28th District Attorney of Alameda County
- In office 1994 – September 18, 2009
- Preceded by: Jack Meehan
- Succeeded by: Nancy O'Malley

Personal details
- Born: Pleasanton, California, U.S.
- Alma mater: Occidental College (BA) University of California, Berkeley (JD)
- Profession: Lawyer

= Tom Orloff =

American lawyer

Thomas Jensen Orloff is an American attorney who served as the 28th District Attorney of Alameda County from 1994 to 2009.

== Biography ==
Orloff was born and raised Pleasanton, California. Orloff's family had various connections to the city, his grandfather having served as mayor and father as vice mayor. Orloff attended Occidental College in Los Angeles, California for his undergraduate studies before attending Boalt Hall for law school.

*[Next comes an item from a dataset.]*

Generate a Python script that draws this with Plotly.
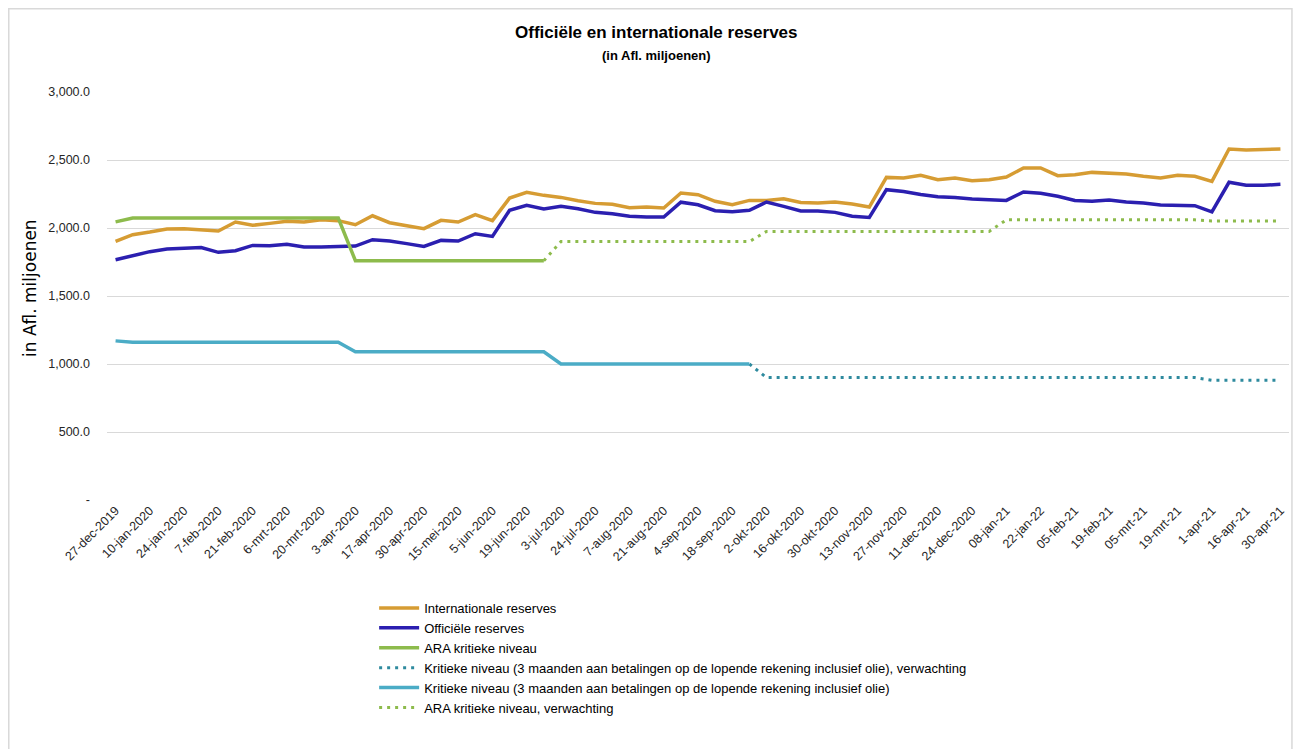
import plotly.graph_objects as go

dates = [
    "27-dec-2019", "3-jan-2020", "10-jan-2020", "17-jan-2020", "24-jan-2020", "31-jan-2020",
    "7-feb-2020", "14-feb-2020", "21-feb-2020", "28-feb-2020", "6-mrt-2020", "13-mrt-2020",
    "20-mrt-2020", "27-mrt-2020", "3-apr-2020", "9-apr-2020", "17-apr-2020", "24-apr-2020",
    "30-apr-2020", "8-mei-2020", "15-mei-2020", "29-mei-2020", "5-jun-2020", "12-jun-2020",
    "19-jun-2020", "26-jun-2020", "3-jul-2020", "17-jul-2020", "24-jul-2020", "31-jul-2020",
    "7-aug-2020", "14-aug-2020", "21-aug-2020", "28-aug-2020", "4-sep-2020", "11-sep-2020",
    "18-sep-2020", "25-sep-2020", "2-okt-2020", "9-okt-2020", "16-okt-2020", "23-okt-2020",
    "30-okt-2020", "6-nov-2020", "13-nov-2020", "20-nov-2020", "27-nov-2020", "4-dec-2020",
    "11-dec-2020", "18-dec-2020", "24-dec-2020", "31-dec-2020", "08-jan-21", "15-jan-21",
    "22-jan-22", "29-jan-21", "05-feb-21", "12-feb-21", "19-feb-21", "26-feb-21",
    "05-mrt-21", "12-mrt-21", "19-mrt-21", "26-mrt-21", "1-apr-21", "9-apr-21",
    "16-apr-21", "23-apr-21", "30-apr-21",
]

internationale = [
    1901, 1951, 1970, 1993, 1995, 1985, 1978, 2044, 2020, 2034, 2049, 2044,
    2061, 2054, 2024, 2090, 2039, 2017, 1995, 2056, 2044, 2098, 2054, 2220,
    2262, 2240, 2225, 2201, 2181, 2174, 2149, 2154, 2147, 2257, 2245, 2196,
    2171, 2203, 2203, 2215, 2188, 2184, 2191, 2176, 2154, 2372, 2367, 2387,
    2355, 2367, 2348, 2355, 2375, 2441, 2441, 2385, 2392, 2409, 2402, 2397,
    2380, 2367, 2387, 2380, 2343, 2581, 2573, 2578, 2581,
]

officiele = [
    1767, 1796, 1826, 1846, 1850, 1857, 1821, 1833, 1872, 1870, 1880, 1860,
    1860, 1865, 1867, 1914, 1904, 1885, 1865, 1909, 1904, 1958, 1938, 2130,
    2167, 2140, 2159, 2142, 2115, 2105, 2086, 2081, 2081, 2190, 2171, 2127,
    2120, 2130, 2191, 2159, 2125, 2125, 2115, 2086, 2078, 2282, 2269, 2247,
    2230, 2225, 2213, 2208, 2203, 2265, 2255, 2233, 2203, 2196, 2206, 2191,
    2184, 2169, 2169, 2164, 2118, 2336, 2314, 2314, 2321,
]

ara_kritiek = [2045] + [2073] * 13 + [1760] * 12 + [None] * 43

kritiek_verwachting = [None] * 37 + [1000] + [900] * 26 + [880] * 5

kritiek = [1170] + [1160] * 13 + [1090] * 12 + [1000] * 12 + [None] * 31

ara_verwachting = [None] * 25 + [1760] + [1900] * 12 + [1975] * 14 + [2060] * 12 + [2052] * 5

y_ticks = [0, 500, 1000, 1500, 2000, 2500, 3000]
y_tick_text = ["-", "500.0", "1,000.0", "1,500.0", "2,000.0", "2,500.0", "3,000.0"]

x = list(range(len(dates)))

FONT = "Liberation Sans Narrow, Liberation Sans, Arial, sans-serif"

fig = go.Figure()
fig.add_trace(go.Scatter(x=x, y=internationale, name="Internationale reserves", mode="lines",
                         line=dict(color="#D69C33", width=3.5)))
fig.add_trace(go.Scatter(x=x, y=officiele, name="Officiële reserves", mode="lines",
                         line=dict(color="#2B1FB0", width=3.5)))
fig.add_trace(go.Scatter(x=x, y=ara_kritiek, name="ARA kritieke niveau", mode="lines",
                         line=dict(color="#8DBB4C", width=3.5)))
fig.add_trace(go.Scatter(x=x, y=kritiek_verwachting,
                         name="Kritieke niveau (3 maanden aan betalingen op de lopende rekening inclusief olie), verwachting",
                         mode="lines", line=dict(color="#2E8A9E", width=3, dash="3px,5px")))
fig.add_trace(go.Scatter(x=x, y=kritiek,
                         name="Kritieke niveau (3 maanden aan betalingen op de lopende rekening inclusief olie)",
                         mode="lines", line=dict(color="#4BACC6", width=3.5)))
fig.add_trace(go.Scatter(x=x, y=ara_verwachting, name="ARA kritieke niveau, verwachting", mode="lines",
                         line=dict(color="#8DBB4C", width=3, dash="3px,5px")))

fig.update_layout(
    width=1296, height=741,
    margin=dict(l=99, r=15, t=84, b=249),
    paper_bgcolor="white", plot_bgcolor="white",
    font=dict(family=FONT, size=13, color="#000000"),
    showlegend=True,
    legend=dict(x=0.226, y=-0.228, xanchor="left", yanchor="top",
                font=dict(family=FONT, size=13, color="#000000"),
                tracegroupgap=0, itemwidth=40, bgcolor="rgba(0,0,0,0)"),
    xaxis=dict(range=[-0.5, 68.5], tickmode="array", tickvals=x[::2], ticktext=dates[::2],
               tickangle=-45, tickfont=dict(family=FONT, size=12.5, color="#262626"),
               showgrid=False, zeroline=False, showline=False, ticks=""),
    yaxis=dict(range=[0, 3000], tickmode="array", tickvals=y_ticks, ticktext=y_tick_text,
               tickfont=dict(family=FONT, size=12.5, color="#262626"),
               showgrid=True, gridcolor="#D9D9D9", gridwidth=1.3, zeroline=False,
               showline=False, ticks="", ticklabelstandoff=16),
    annotations=[
        dict(text="<b>Officiële en internationale reserves</b>", xref="paper", yref="paper",
             x=0.465, y=1.145, xanchor="center", yanchor="middle", showarrow=False,
             font=dict(family=FONT, size=17, color="#000000")),
        dict(text="<b>(in Afl. miljoenen)</b>", xref="paper", yref="paper",
             x=0.465, y=1.09, xanchor="center", yanchor="middle", showarrow=False,
             font=dict(family=FONT, size=13, color="#000000")),
        dict(text="in Afl. miljoenen", xref="paper", yref="paper", textangle=-90,
             x=-0.065, y=0.52, xanchor="center", yanchor="middle", showarrow=False,
             font=dict(family="DejaVu Sans, Verdana, sans-serif", size=17, color="#000000")),
    ],
    shapes=[
        dict(type="rect", xref="paper", yref="paper", x0=-0.0831, x1=1.0025, y0=-0.66, y1=1.204,
             line=dict(color="#D9D9D9", width=1.5), fillcolor="rgba(0,0,0,0)", layer="below"),
    ],
)

fig.write_html("out.html")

Orloff began work in the Alameda District Attorney's Office after graduating law school in 1970. As a deputy district attorney, he twice prosecuted Huey Newton for the 1974 murder of 17-year old prostitute Kathleen Smith, but both cases ended in mistrials. Following Newton's death in 1989, Orloff would describe him as "no more than a thug" who acted violently and abusively towards those around him. Orloff would try 25 murder cases before becoming Chief Assistant District Attorney in 1989.

When District Attorney Jack Meehan retired in 1994, he anointed Orloff as his successor and the Alameda County Board of Supervisors appointed him as the new District Attorney. Orloff then ran unopposed for the position, and was reelected in unopposed elections in 1998, 2002, and 2006. On September 8, 2009, Orloff announced his intention to retire. He retired on September 18, 2009.

Orloff's office found itself in the middle of controversy in early 2009 over its pending decision whether to charge a crime in the BART Police shooting of Oscar Grant. Though Orloff charged Johannes Mehserle with murder, some activists complained that he took too long to do so. Criminal law expert and Boalt Hall Law School Professor Franklin Zimring, however, called Orloff's office one of the "better departments" in the United States.

Orloff unsuccessfully prosecuted the Oakland Riders police abuse case, dropping charges after two mistrials from hung juries.